Stampa

di Mariavittoria Orsolato

Lo scorso 8 gennaio, nel corso della trasmissione di Rai3 "Che tempo che fa", il presidente del Consiglio aveva annunciato che nel giro di "qualche settimana" dal governo sarebbero arrivate importanti novità sulla riforma della Rai. Aveva anche promesso che la sua “reggenza” sarebbe stata di segno radicalmente opposto rispetto a quella dell'esecutivo precedente ma, in termini di annunci strumentali e continue procrastinazioni, tra Monti e Berlusconi pare non esistano differenze così rilevanti.

A quasi 4 mesi dalla promessa del premier, infatti, il ministro per i Rapporti con il Parlamento Piero Giarda ha chiaramente affermato che il prossimo consiglio di amministrazione della Rai sarà eletto con la legge Gasparri.

L’unico intervento annunciato è la nomina del rappresentante del ministero del Tesoro e l’indicazione del presidente sulla base del curriculum da pubblicare in rete, ma comunque dopo che la Vigilanza avrà indicato, si spera con gli stessi criteri, gli altri sette membri di nomina parlamentare. Più che altro un atto dovuto.

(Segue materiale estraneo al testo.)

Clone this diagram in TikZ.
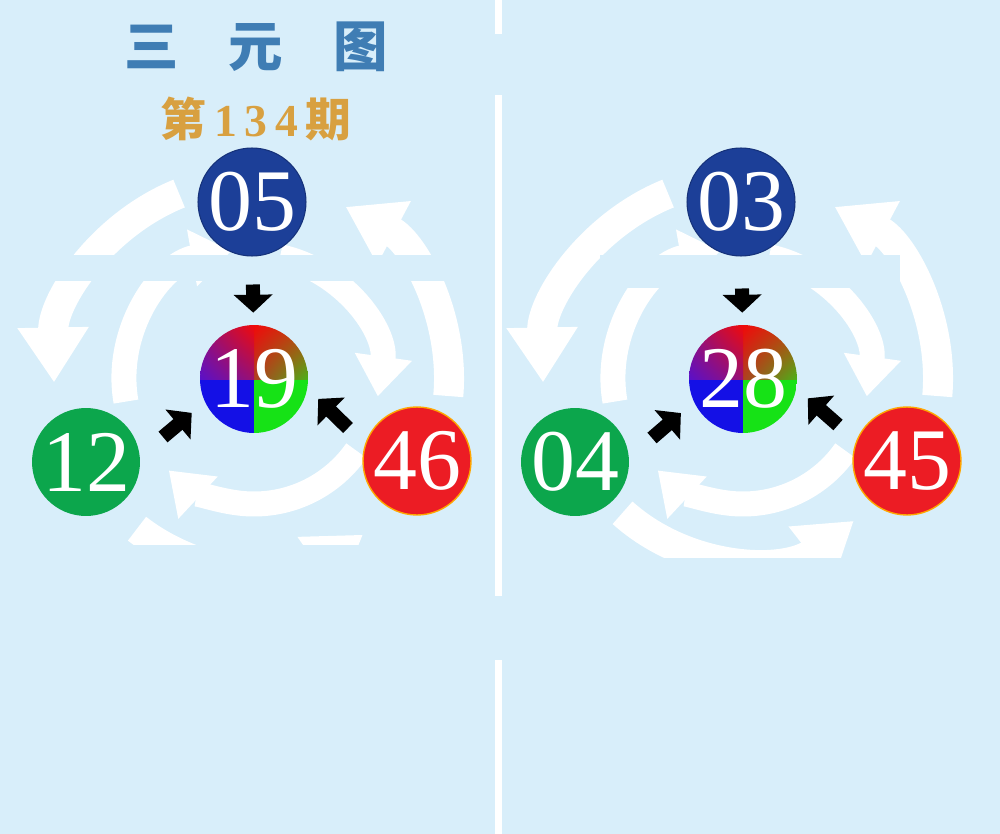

Il motivo ufficiale di questo manifesto dietrofront starebbe tutto nella tempistica: con il cda in scadenza la prossima settimana - il 4 e l'8 maggio si riunirà l'assemblea degli azionisti per approvare il bilancio e solo dopo questa operazione il presidente Zavoli darà il via libera per le consultazioni - “non era possibile intervenire con una modifica legislativa" ha candidamente affermato Giarda, rispondendo a un question time dell'Italia dei Valori alla Camera lo scorso giovedì. Ma, per quanto la riforma del sistema televisivo nazionale non sia certo il problema maggiore dell'Italia, questa dilatazione dei tempi denota un'impasse decisamente politica.

I sondaggi ricordano che il canone Rai resta la tassa più odiata dagli italiani, più dell’Imu, più delle accise sulla benzina, più del bollo auto e così, probabilmente con intento pilatesco, il governo tecnico riconsegna nelle mani del Parlamento la patata bollente della riforma dell’azienda pubblica, tanto attesa e tanto annunciata.

Visti i tempi procedurali, se ne riparlerà dopo il rinnovo dei vertici di viale Mazzini con lo spoil system dei partiti previsto dalla Gasparri, e cioè in autunno, a pochi mesi da quella che probabilmente sarà la campagna elettorale. Ed è difficile che, per quella scadenza, chi ha occupato l’azienda pubblica in tutti questi anni sarà disposto a fare un passo indietro in seno al fair play.

La palla - in questo caso avvelenata - torna quindi nel campo della politica dopo che sia il premier Monti che il ministro Passera, in questi mesi, avevano fatto intendere di voler intervenire anche drasticamente sulle regole di funzionamento dell’azienda. Ora, invece, prendono atto con realismo che non esistono le condizioni politiche - e ormai nemmeno i tempi - per intervenire in modo decisivo su quella lottizzazione che ammorba viale Mazzini dalla nascita. La Rai si conferma quindi la materia più resistente al cambiamento del nostro paese, più delle pensioni, più dell’articolo 18, più dell’Ici alla Chiesa, più della riduzione dei costi della politica.

La situazione dei conti rimane però seria: la Rai non è l’Alitalia ma potrebbe diventarla presto. Circa 350 milioni di euro di debiti pregressi e 200 milioni di possibili perdite fra le voci di spesa che non ritornano e la raccolta pubblicitaria della Sipra che segna un rosso del 17%. Le sedi estere chiudono i battenti e anche l'accordo siglato per trasferire il centro di produzione milanese nei locali del futuro Expo 2015 è saltato per questioni di costi. Il governo non sembra assolutamente disposto a sacrificare la risicata fiducia alle Camere per salvare il carrozzone di viale Mazzini e impone alla politica di assumersi le sue responsabilità, aggiungendo altre pagine all’agenda della trimurti Alfano-Bersani-Casini.